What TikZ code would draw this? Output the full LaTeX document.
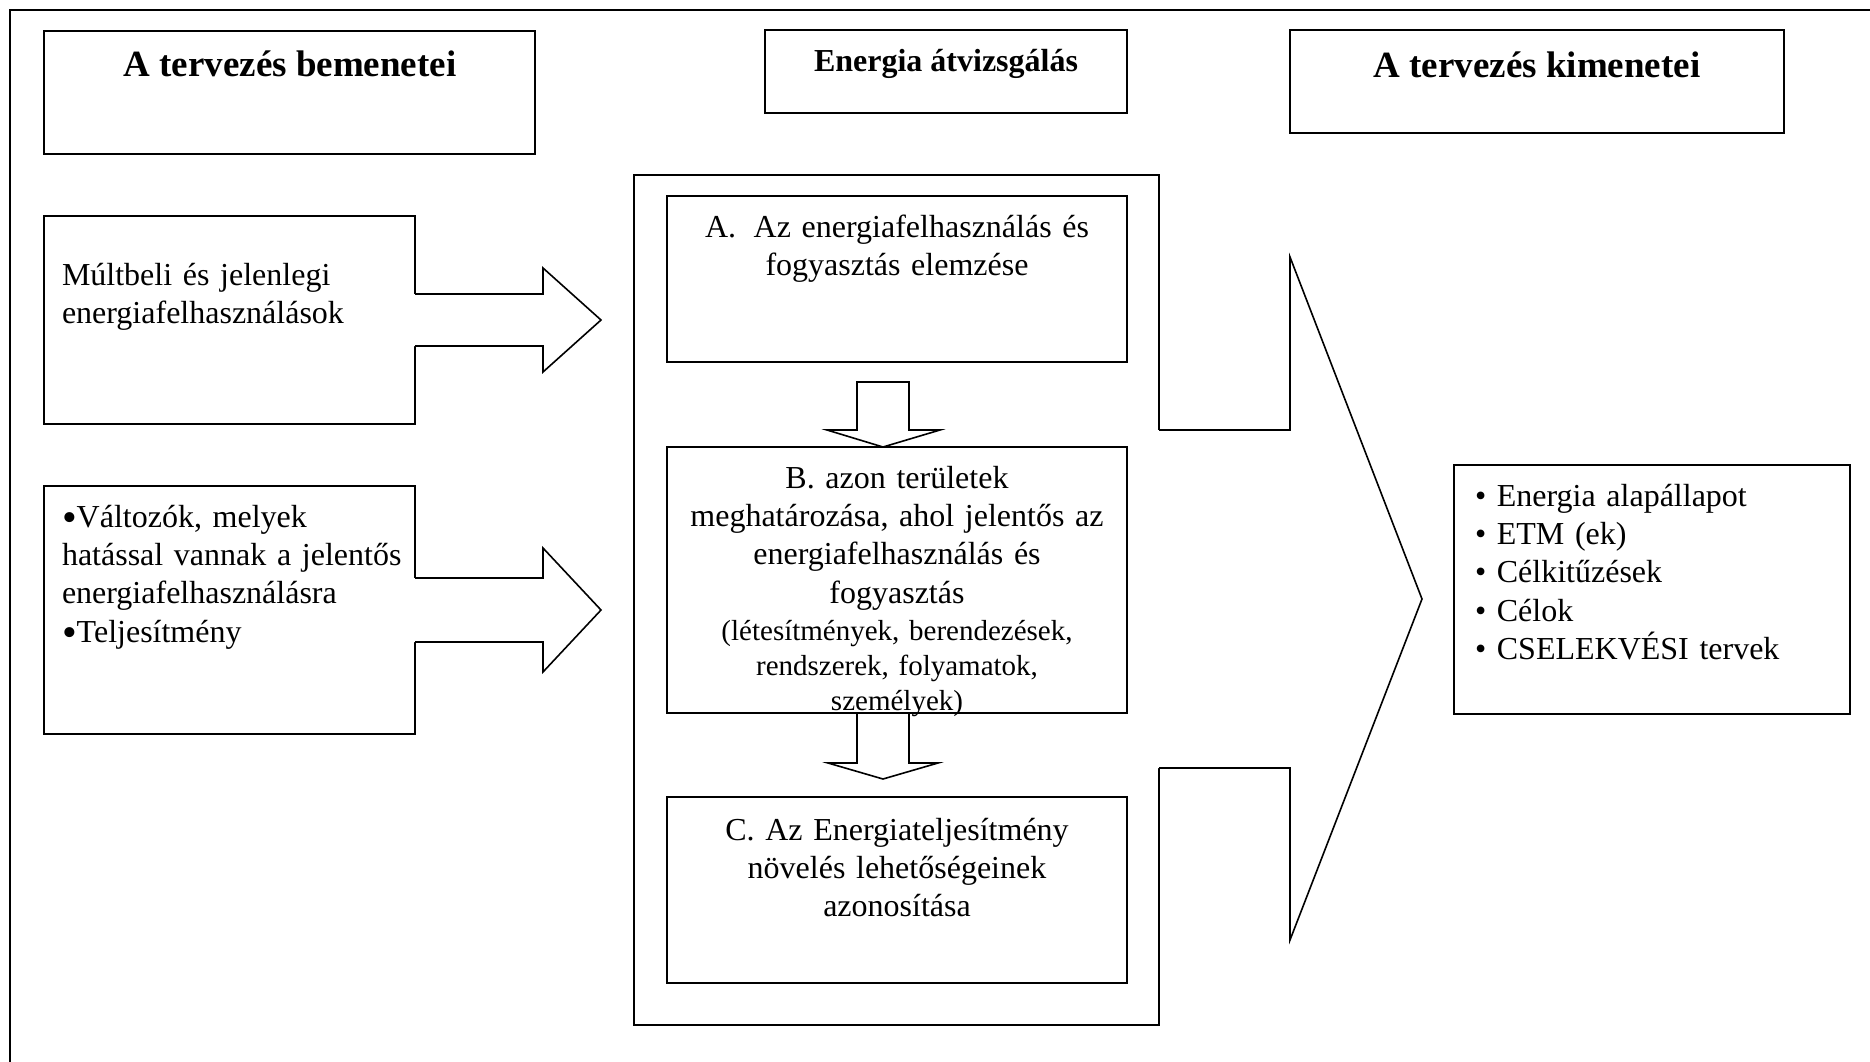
\documentclass[tikz,border=0pt]{standalone}
\usepackage{fontspec}
\setmainfont{Liberation Serif}
\usetikzlibrary{fit}
\newcommand\bodyf{\fontsize{16pt}{19.2pt}\selectfont}
\newcommand\titlef{\fontsize{18.5pt}{22pt}\selectfont\bfseries}
\newcommand\midtitlef{\fontsize{16pt}{19.2pt}\selectfont\bfseries}
\newcommand\smallf{\fontsize{14.5pt}{17.5pt}\selectfont}
\newcommand\bigbul{\raisebox{-2.2pt}{\fontsize{21pt}{19.2pt}\selectfont•}}
\begin{document}
\begin{tikzpicture}[x=0.5pt,y=-0.5pt,
  boxst/.style={draw, line width=1.1pt, inner sep=0pt, outer sep=0pt},
  frameline/.style={draw, line width=1pt},
  arrowline/.style={draw, line width=0.8pt, line join=miter},
  txt/.style={inner sep=0pt, outer sep=0pt},
  paracenter/.style={txt, text width=#1, align=center, anchor=base},
  paraleft/.style={txt, text width=#1, align=left, anchor=base west}]
\useasboundingbox (0,0) rectangle (1870,1061);
% outer frame (right and bottom sides lie outside the picture)
\draw[frameline] (10,1080) -- (10,10) -- (1890,10);

% header boxes
\node[boxst, fit={(44,31) (535,154)}] (b1) {};
\node[boxst, fit={(765,30) (1127,113)}] (b2) {};
\node[boxst, fit={(1290,30) (1784,133)}] (b3) {};

% input boxes
\node[boxst, fit={(44,216) (415,424)}] (m1) {};
\node[boxst, fit={(44,486) (415,734)}] (m2) {};

% middle frame and steps
\node[boxst, fit={(634,175) (1159,1025)}] (mo) {};
\node[boxst, fit={(667,196) (1127,362)}] (bA) {};
\node[boxst, fit={(667,447) (1127,713)}] (bB) {};
\node[boxst, fit={(667,797) (1127,983)}] (bC) {};

% output box
\node[boxst, fit={(1454,465) (1850,714)}] (out) {};

% block arrow 1
\coordinate (tip1) at (601,320);
\fill[white] (410,294) -- (543,294) -- (543,268) -- (tip1) -- (543,372) -- (543,346) -- (410,346) -- cycle;
\draw[arrowline] (m1.east |- 0,294) -- (543,294) -- (543,268) -- (tip1) -- (543,372) -- (543,346) -- (m1.east |- 0,346);

% block arrow 2
\coordinate (tip2) at (601,610);
\fill[white] (410,578) -- (543,578) -- (543,548) -- (tip2) -- (543,672) -- (543,642) -- (410,642) -- cycle;
\draw[arrowline] (m2.east |- 0,578) -- (543,578) -- (543,548) -- (tip2) -- (543,672) -- (543,642) -- (m2.east |- 0,642);

% small down arrow A -> B
\draw[arrowline] (857,382) -- (909,382) -- (909,430) -- (940,430) -- (bB.north -| 883,0) -- (827,430) -- (857,430) -- cycle;

% small down arrow B -> C
\coordinate (tip4) at (883,779);
\draw[arrowline] (bB.south -| 857,0) -- (857,763) -- (828,763) -- (tip4) -- (938,763) -- (909,763) -- (bB.south -| 909,0);

% big block arrow to outputs
\coordinate (tip3) at (1422,599);
\fill[white] (1155,430) -- (1290,430) -- (1290,257) -- (tip3) -- (1290,940) -- (1290,768) -- (1155,768) -- cycle;
\draw[arrowline] (mo.east |- 0,430) -- (1290,430) -- (1290,257) -- (tip3) -- (1290,940) -- (1290,768) -- (mo.east |- 0,768);

% texts
\node[txt, anchor=base, font=\titlef] (t1) at (290,76) {A tervezés bemenetei};
\node[txt, anchor=base, font=\midtitlef] (t2) at (946,71) {Energia átvizsgálás};
\node[txt, anchor=base, font=\titlef] (t3) at (1537,77) {A tervezés kimenetei};

\node[paraleft=180pt, font=\bodyf] (tm1) at (62,285) {Múltbeli és jelenlegi\\energiafelhasználások};
\node[paraleft=180pt, font=\bodyf] (tm2) at (62,527) {\bigbul Változók, melyek\\hatással vannak a jelentős\\energiafelhasználásra\\\bigbul Teljesítmény};

\node[paracenter=222pt, font=\bodyf] (tA) at (897,237) {A.\hspace{0.55em}Az energiafelhasználás és\\fogyasztás elemzése};
\node[paracenter=222pt, font=\bodyf] (tB1) at (897,488) {B. azon területek\\meghatározása, ahol jelentős az\\energiafelhasználás és\\fogyasztás};
\node[paracenter=222pt, font=\smallf] (tB2) at (897,640) {(létesítmények, berendezések,\\rendszerek, folyamatok,\\személyek)};
\node[paracenter=222pt, font=\bodyf] (tC) at (897,840) {C. Az Energiateljesítmény\\növelés lehetőségeinek\\azonosítása};

\node[paraleft=185pt, font=\bodyf] (tout) at (1475,506) {• Energia alapállapot\\• ETM (ek)\\• Célkitűzések\\• Célok\\• CSELEKVÉSI tervek};
\end{tikzpicture}
\end{document}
──────
Copy each line above precisely, dropping the pictures.

What TikZ code would draw this? Output the full LaTeX document.
\documentclass[tikz,border=0pt]{standalone}
\usepackage{fontspec}
\setmainfont{Liberation Serif}
\usetikzlibrary{fit}
\newcommand\bodyf{\fontsize{16pt}{19.2pt}\selectfont}
\newcommand\titlef{\fontsize{18.5pt}{22pt}\selectfont\bfseries}
\newcommand\midtitlef{\fontsize{16pt}{19.2pt}\selectfont\bfseries}
\newcommand\smallf{\fontsize{14.5pt}{17.5pt}\selectfont}
\newcommand\bigbul{\raisebox{-2.2pt}{\fontsize{21pt}{19.2pt}\selectfont•}}
\begin{document}
\begin{tikzpicture}[x=0.5pt,y=-0.5pt,
  boxst/.style={draw, line width=1.1pt, inner sep=0pt, outer sep=0pt},
  frameline/.style={draw, line width=1pt},
  arrowline/.style={draw, line width=0.8pt, line join=miter},
  txt/.style={inner sep=0pt, outer sep=0pt},
  paracenter/.style={txt, text width=#1, align=center, anchor=base},
  paraleft/.style={txt, text width=#1, align=left, anchor=base west}]
\useasboundingbox (0,0) rectangle (1870,1061);
% outer frame (right and bottom sides lie outside the picture)
\draw[frameline] (10,1080) -- (10,10) -- (1890,10);

% header boxes
\node[boxst, fit={(44,31) (535,154)}] (b1) {};
\node[boxst, fit={(765,30) (1127,113)}] (b2) {};
\node[boxst, fit={(1290,30) (1784,133)}] (b3) {};

% input boxes
\node[boxst, fit={(44,216) (415,424)}] (m1) {};
\node[boxst, fit={(44,486) (415,734)}] (m2) {};

% middle frame and steps
\node[boxst, fit={(634,175) (1159,1025)}] (mo) {};
\node[boxst, fit={(667,196) (1127,362)}] (bA) {};
\node[boxst, fit={(667,447) (1127,713)}] (bB) {};
\node[boxst, fit={(667,797) (1127,983)}] (bC) {};

% output box
\node[boxst, fit={(1454,465) (1850,714)}] (out) {};

% block arrow 1
\coordinate (tip1) at (601,320);
\fill[white] (410,294) -- (543,294) -- (543,268) -- (tip1) -- (543,372) -- (543,346) -- (410,346) -- cycle;
\draw[arrowline] (m1.east |- 0,294) -- (543,294) -- (543,268) -- (tip1) -- (543,372) -- (543,346) -- (m1.east |- 0,346);

% block arrow 2
\coordinate (tip2) at (601,610);
\fill[white] (410,578) -- (543,578) -- (543,548) -- (tip2) -- (543,672) -- (543,642) -- (410,642) -- cycle;
\draw[arrowline] (m2.east |- 0,578) -- (543,578) -- (543,548) -- (tip2) -- (543,672) -- (543,642) -- (m2.east |- 0,642);

% small down arrow A -> B
\draw[arrowline] (857,382) -- (909,382) -- (909,430) -- (940,430) -- (bB.north -| 883,0) -- (827,430) -- (857,430) -- cycle;

% small down arrow B -> C
\coordinate (tip4) at (883,779);
\draw[arrowline] (bB.south -| 857,0) -- (857,763) -- (828,763) -- (tip4) -- (938,763) -- (909,763) -- (bB.south -| 909,0);

% big block arrow to outputs
\coordinate (tip3) at (1422,599);
\fill[white] (1155,430) -- (1290,430) -- (1290,257) -- (tip3) -- (1290,940) -- (1290,768) -- (1155,768) -- cycle;
\draw[arrowline] (mo.east |- 0,430) -- (1290,430) -- (1290,257) -- (tip3) -- (1290,940) -- (1290,768) -- (mo.east |- 0,768);

% texts
\node[txt, anchor=base, font=\titlef] (t1) at (290,76) {A tervezés bemenetei};
\node[txt, anchor=base, font=\midtitlef] (t2) at (946,71) {Energia átvizsgálás};
\node[txt, anchor=base, font=\titlef] (t3) at (1537,77) {A tervezés kimenetei};

\node[paraleft=180pt, font=\bodyf] (tm1) at (62,285) {Múltbeli és jelenlegi\\energiafelhasználások};
\node[paraleft=180pt, font=\bodyf] (tm2) at (62,527) {\bigbul Változók, melyek\\hatással vannak a jelentős\\energiafelhasználásra\\\bigbul Teljesítmény};

\node[paracenter=222pt, font=\bodyf] (tA) at (897,237) {A.\hspace{0.55em}Az energiafelhasználás és\\fogyasztás elemzése};
\node[paracenter=222pt, font=\bodyf] (tB1) at (897,488) {B. azon területek\\meghatározása, ahol jelentős az\\energiafelhasználás és\\fogyasztás};
\node[paracenter=222pt, font=\smallf] (tB2) at (897,640) {(létesítmények, berendezések,\\rendszerek, folyamatok,\\személyek)};
\node[paracenter=222pt, font=\bodyf] (tC) at (897,840) {C. Az Energiateljesítmény\\növelés lehetőségeinek\\azonosítása};

\node[paraleft=185pt, font=\bodyf] (tout) at (1475,506) {• Energia alapállapot\\• ETM (ek)\\• Célkitűzések\\• Célok\\• CSELEKVÉSI tervek};
\end{tikzpicture}
\end{document}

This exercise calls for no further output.